Smucker already owns a general patent, which it purchased from Len Kretchman and David Geske, two Fargo, N.D., men who came up with the idea in 1995 and had been baking the products for school children.

The two cases before the appeals court involved two additional patents that Smucker was seeking to expand its original patent by protecting its method.

The company had appealed the initial rejection to the patent office's Board of Trademark Appeals and Interferences, but that body upheld the decision to reject the patents.

Smucker then took the case to the appeals court, which entered a judgment Friday, without comment, affirming the patent office's decision.

Brigid Quinn, a spokeswoman for the patent office, said the Smucker case is one of several that seek to test the limits of what federal law has determined can be protected by patents.

``There's always more than one view on how it can be interpreted,'' Quinn said. ``They're intellectual judgments that are crossed with scientific knowledge, and it's not black and it's not white.

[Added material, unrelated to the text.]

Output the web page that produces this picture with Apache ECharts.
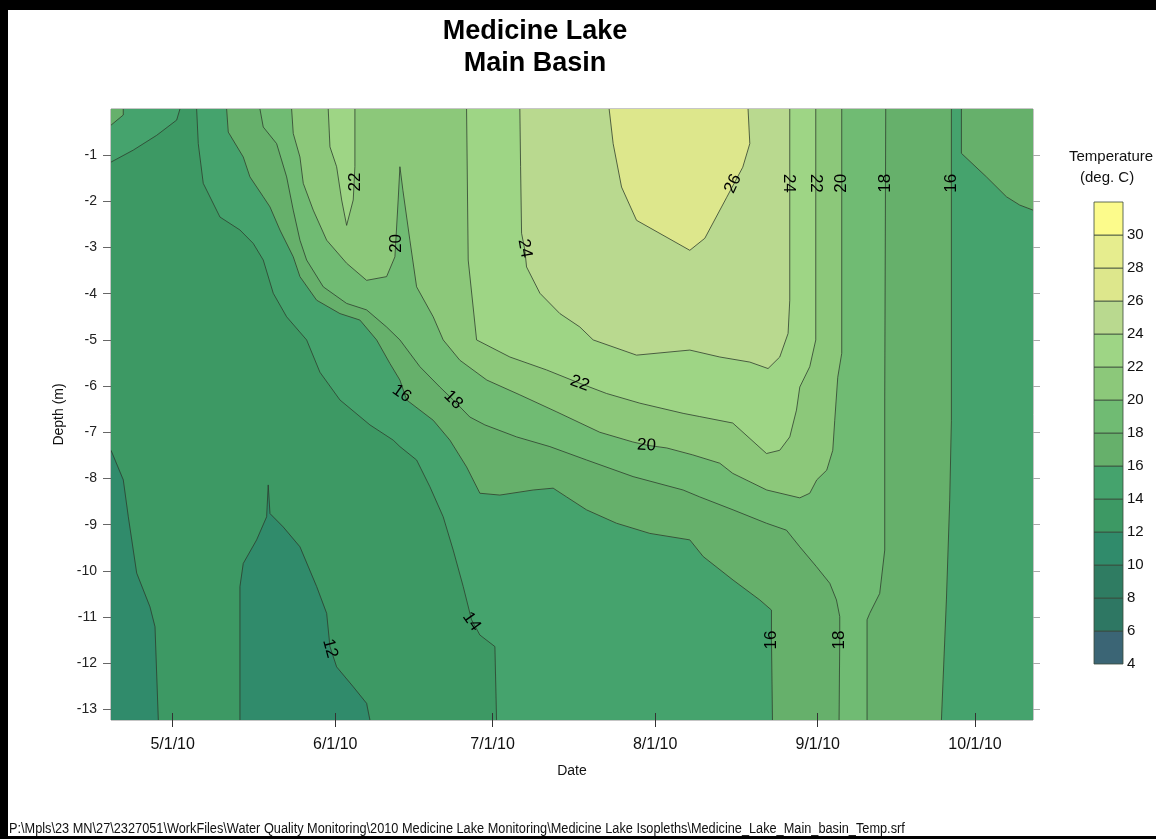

They're judgment calls.''

The patent office received 376,810 patent applications last year. It usually takes about two and a half years for a patent to be processed and about 65 percent of all patents submitted are approved, Quinn said.

``Very few patents are what one would call a 'pioneer patent,' meaning that the inventor discovered something very, very new that has never been discovered before,'' Quinn said. ``Most patents are given to changes to existing technology.''

A spokeswoman from Smucker couldn't immediately be reached for comment Friday. In a statement released earlier, the company said it had purchased ``a unique idea for making an everyday item more convenient'' and made a significant investment in a ``unique manufacturing process'' for making the product.